Similar reversals of well-documented facts appear throughout the commentary on Arafat’s death, and have been so conventional for many years in US media and journals that one can hardly blame the reporters for repeating them — though minimal inquiry suffices to reveal the truth.
Minor elements of the commentaries are also instructive. Thus the Times think-piece tells us that Arafat’s likely successors — the “moderates” preferred by Washington — have some problems: they lack “street credibility”. That is the conventional phrase for public opinion in the Arab world, as when we are informed about the “Arab street”. If a Western political figure has little public support, we do not say he lacks “street credibility”, and there are no reports on the British or American “street”. The phrase is reserved for the lower orders, unreflectively. They are not people, but creatures who inhabit “streets”. We may also add that the most popular political leader on the “Palestinian street”, Marwan Barghouti, was safely locked away by Israel, permanently. And that George Bush demonstrated his passion for democracy by joining his friend Sharon — the “man of peace” — in driving the one democratically elected leader in the Arab world to virtual prison, while backing Mahmoud Abbas, who, the US conceded, lacked “street credibility”. All of this might tell us something about what the liberal press calls Bush’s “messianic vision” to bring democracy to the Middle East, but only if facts and logic were to matter.
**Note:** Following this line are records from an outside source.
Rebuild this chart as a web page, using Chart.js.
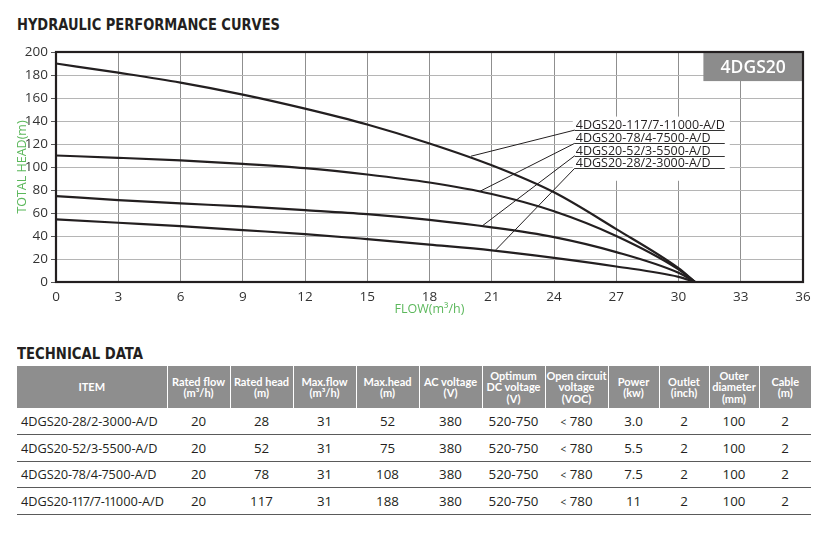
<!DOCTYPE html>
<html><head><meta charset="utf-8">
<script src="https://cdn.jsdelivr.net/npm/chart.js@4.4.1/dist/chart.umd.min.js"></script>
<style>
html,body{margin:0;padding:0;background:#fff;}
body{width:830px;height:541px;position:relative;overflow:hidden;font-family:"Open Sans",sans-serif;}
.h{position:absolute;left:17px;font-family:"Liberation Sans Narrow","DejaVu Sans Condensed",sans-serif;font-weight:bold;font-size:16px;line-height:16px;color:#231f20;white-space:nowrap;transform-origin:0 0;}
#wrap{position:absolute;left:0;top:0;width:830px;height:330px;}
table{position:absolute;left:17px;top:366px;border-collapse:collapse;table-layout:fixed;width:794px;}
th{background:#8e8e8e;color:#fff;font-family:Lato,sans-serif;font-weight:bold;font-size:11px;line-height:11.5px;height:42px;padding:0;border-left:1px solid #fff;text-align:center;vertical-align:middle;}
th:first-child{border-left:none;}
td{height:25.75px;padding:0;text-align:center;font-size:13.3px;color:#231f20;border-bottom:1.5px solid #5a5a5a;vertical-align:middle;white-space:nowrap;overflow:visible;}
td:first-child{text-align:left;padding-left:4px;font-size:12.7px;font-variant-numeric:proportional-nums;}
.lt{font-size:10px;}
</style>
</head>
<body>
<div class="h" id="t1" style="top:16.5px">HYDRAULIC PERFORMANCE CURVES</div>
<div id="wrap"><canvas id="c" width="830" height="330"></canvas></div>
<div class="h" id="t2" style="top:345.5px">TECHNICAL DATA</div>
<table id="tbl"></table>
<script>
// ---- chart data ----
const flowRate   = [0, 3, 6, 9, 12, 15, 18, 21, 24, 27, 30, 30.8];
const head117_7  = [190, 182, 173.4, 163, 150.8, 137, 120.5, 101.5, 78, 46, 12, 0];
const head78_4   = [110, 108, 105.7, 102.7, 99, 93.5, 86.5, 76.5, 61.5, 40, 11, 0];
const head52_3   = [74.7, 71.2, 68.3, 65.7, 62.5, 59, 54, 47.5, 39, 26, 8, 0];
const head28_2   = [54.4, 51.5, 48.6, 45.1, 41.7, 37.3, 32.5, 27.5, 21, 13.5, 4.5, 0];
const curveNames = ['4DGS20-117/7-11000-A/D', '4DGS20-78/4-7500-A/D', '4DGS20-52/3-5500-A/D', '4DGS20-28/2-3000-A/D'];
const labelFlow  = 25;
const labelHead  = [132.1, 120.6, 109.8, 98.9];
const pointFlow  = [20.0, 20.4, 20.55, 21.2];
const pointHead  = [109.4, 78.6, 48.9, 28];
const seriesTag  = '4DGS20';
const xTickStep = 3, xMax = 36, yTickStep = 20, yMax = 200;

// ---- table data ----
const tableHeaders = ['ITEM', 'Rated flow<br>(m³/h)', 'Rated head<br>(m)', 'Max.flow<br>(m³/h)', 'Max.head<br>(m)', 'AC voltage<br>(V)', 'Optimum<br>DC voltage<br>(V)', 'Open circuit<br>voltage<br>(VOC)', 'Power<br>(kw)', 'Outlet<br>(inch)', 'Outer<br>diameter<br>(mm)', 'Cable<br>(m)'];
const items      = ['4DGS20-28/2-3000-A/D', '4DGS20-52/3-5500-A/D', '4DGS20-78/4-7500-A/D', '4DGS20-117/7-11000-A/D'];
const ratedFlow  = [20, 20, 20, 20];
const ratedHead  = [28, 52, 78, 117];
const maxFlow    = [31, 31, 31, 31];
const maxHead    = [52, 75, 108, 188];
const acVoltage  = [380, 380, 380, 380];
const dcVoltage  = ['520-750', '520-750', '520-750', '520-750'];
const vocVoltage = ['780', '780', '780', '780'];
const power      = ['3.0', '5.5', '7.5', '11'];
const outlet     = [2, 2, 2, 2];
const outerDia   = [100, 100, 100, 100];
const cable      = [2, 2, 2, 2];

// build table
(function(){
  const widths = [150,63,63,63,63,63,63,63,51,50,50,52];
  let html = '<colgroup>' + widths.map(w=>'<col style="width:'+w+'px">').join('') + '</colgroup>';
  html += '<tr>' + tableHeaders.map(h=>'<th>'+h+'</th>').join('') + '</tr>';
  for (let i=0;i<items.length;i++){
    html += '<tr><td>'+items[i]+'</td><td>'+ratedFlow[i]+'</td><td>'+ratedHead[i]+'</td><td>'+maxFlow[i]+'</td><td>'+maxHead[i]+'</td><td>'+acVoltage[i]+'</td><td>'+dcVoltage[i]+'</td><td><span class="lt">&lt;</span> '+vocVoltage[i]+'</td><td>'+power[i]+'</td><td>'+outlet[i]+'</td><td>'+outerDia[i]+'</td><td>'+cable[i]+'</td></tr>';
  }
  document.getElementById('tbl').innerHTML = html;
})();

// fit headings to width
function fitW(id, w){ const el=document.getElementById(id); const r=el.getBoundingClientRect().width; el.style.transform='scaleX('+(w/r)+')'; }
fitW('t1', 263); fitW('t2', 126);

const DARK = '#231f20';
const toPts = (xs, ys) => xs.map((v,i)=>({x:v, y:ys[i]}));
const curves = [head117_7, head78_4, head52_3, head28_2];
const datasets = curves.map((c,i)=>({
  label: curveNames[i], data: toPts(flowRate, c), borderColor: DARK, borderWidth: 2.2,
  pointRadius: 0, cubicInterpolationMode: 'monotone', fill: false
}));
labelHead.forEach((h,i)=>{
  datasets.push({label: 'leader'+i, data: [{x: labelFlow, y: h}, {x: pointFlow[i], y: pointHead[i]}],
    borderColor: DARK, borderWidth: 1, pointRadius: 0, tension: 0, fill: false});
});

const decor = {
  id: 'decor',
  beforeDatasetsDraw(chart){
    const {ctx, chartArea: a, scales: {x, y}} = chart;
    ctx.save();
    const lx = x.getPixelForValue(labelFlow);
    const ly0 = y.getPixelForValue(labelHead[0]);
    const ly3 = y.getPixelForValue(labelHead[3]);
    ctx.fillStyle = '#fff';
    ctx.fillRect(lx - 2, ly0 - 13.5, 157, ly3 - ly0 + 26);
    const bx = x.getPixelForValue(31.2), by = y.getPixelForValue(174.7);
    ctx.fillStyle = '#8c8c8c';
    ctx.fillRect(bx, a.top, a.right - bx, by - a.top);
    ctx.fillStyle = '#fff';
    ctx.font = '600 17.5px "Open Sans"';
    ctx.textAlign = 'center'; ctx.textBaseline = 'middle';
    ctx.fillText(seriesTag, (bx + a.right)/2, (a.top + by)/2 + 1);
    ctx.restore();
  },
  afterDatasetsDraw(chart){
    const {ctx, chartArea: a, scales: {x, y}} = chart;
    ctx.save();
    const lx = x.getPixelForValue(labelFlow);
    ctx.font = '12.5px "Open Sans"';
    const w0 = ctx.measureText(curveNames[0]).width;
    const sx = 149 / w0;
    labelHead.forEach((h,i)=>{
      const ly = Math.round(y.getPixelForValue(h)) + 0.5;
      ctx.strokeStyle = '#333'; ctx.lineWidth = 1;
      ctx.beginPath(); ctx.moveTo(lx, ly); ctx.lineTo(lx + 150, ly); ctx.stroke();
      ctx.save();
      ctx.translate(lx + 1, ly - 1.5);
      ctx.scale(sx, 1);
      ctx.fillStyle = DARK; ctx.textAlign = 'left'; ctx.textBaseline = 'alphabetic';
      ctx.fillText(curveNames[i], 0, 0);
      ctx.restore();
    });
    ctx.strokeStyle = DARK; ctx.lineWidth = 2.2;
    ctx.strokeRect(a.left, a.top, a.right - a.left, a.bottom - a.top);
    ctx.restore();
  }
};

new Chart(document.getElementById('c'), {
  type: 'line',
  data: { datasets },
  options: {
    responsive: false, animation: false, events: [],
    layout: { padding: { left: 0, right: 27, top: 52, bottom: 0 } },
    plugins: { legend: { display: false }, tooltip: { enabled: false } },
    scales: {
      x: {
        type: 'linear', min: 0, max: xMax,
        ticks: { stepSize: xTickStep, color: '#333', font: { family: 'Open Sans', size: 13.5 }, padding: 7, maxRotation: 0 },
        grid: { color: '#8f8f8f', lineWidth: 1, drawTicks: false },
        border: { display: false },
        title: { display: true, text: 'FLOW(m³/h)', color: '#5cb85c', font: { family: 'Open Sans', size: 12.5 }, padding: { top: 0, bottom: 13 } },
        afterFit(s){ s.height = 48; }
      },
      y: {
        type: 'linear', min: 0, max: yMax,
        ticks: { stepSize: yTickStep, color: '#333', font: { family: 'Open Sans', size: 13.5 }, padding: 3 },
        grid: { color: '#b5b5b5', lineWidth: 1, tickLength: 5, tickColor: '#555' },
        border: { display: false },
        title: { display: true, text: 'TOTAL HEAD(m)', color: '#5cb85c', font: { family: 'Open Sans', size: 12.5 }, padding: { top: 14.5, bottom: 0 } },
        afterFit(s){ s.width = 56; }
      }
    }
  },
  plugins: [decor]
});
</script>
</body></html>
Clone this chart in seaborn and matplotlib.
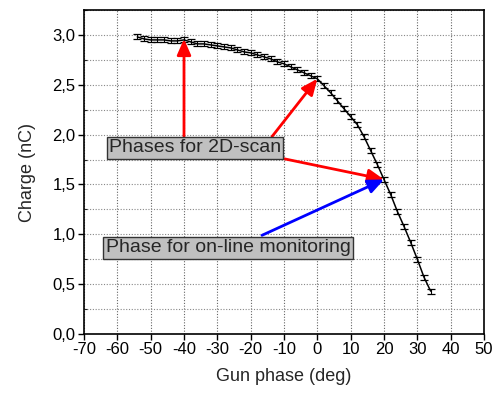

The NYT published one major op-ed on the Arafat death, by Israeli historian Benny Morris. The essay deserves close analysis, but I’ll put that aside here, and keep to just his first comment, which captures the tone: Arafat is a deceiver, Morris says, who speaks about peace and ending the occupation but really wants to “redeem Palestine”. This demonstrates Arafat’s irremediable savage nature.
Here Morris is revealing his contempt not only for Arabs (which is profound) but also for the readers of the NYT. He apparently assumes that they will not notice that he is borrowing the terrible phrase from Zionist ideology. Its core principle for over a century has been to “redeem The Land”, a principle that lies behind what Morris recognises to be a central concept of the Zionist movement: “transfer” of the indigenous population, that is, expulsion, to “redeem The Land” for its true owners. There seems to be no need to spell out the conclusions.
Morris is identified as an Israeli academic, author of the recent book The Birth of the Palestinian Refugee Problem Revisited. That is correct. He has also done the most extensive work on the Israeli archives, demonstrating in considerable detail the savagery of the 1948- 9 Israeli operations that led to “transfer” of the large majority of the population from what became Israel, including the part of the UN- designated Palestine state that Israel took over, dividing it about 50- 50 with its Jordanian partner. Morris is critical of the atrocities and “ethnic cleansing” (in more precise translation, “ethnic purification”): namely, it did not go far enough. Ben-Gurion’s great error, Morris feels, perhaps a “fatal mistake”, was not to have “cleaned the whole country — the whole Land of Israel, as far as the Jordan River”.
To Israel’s credit, his stand on this matter has been bitterly condemned. In Israel. In the US he is the appropriate choice for the major commentary on his reviled enemy.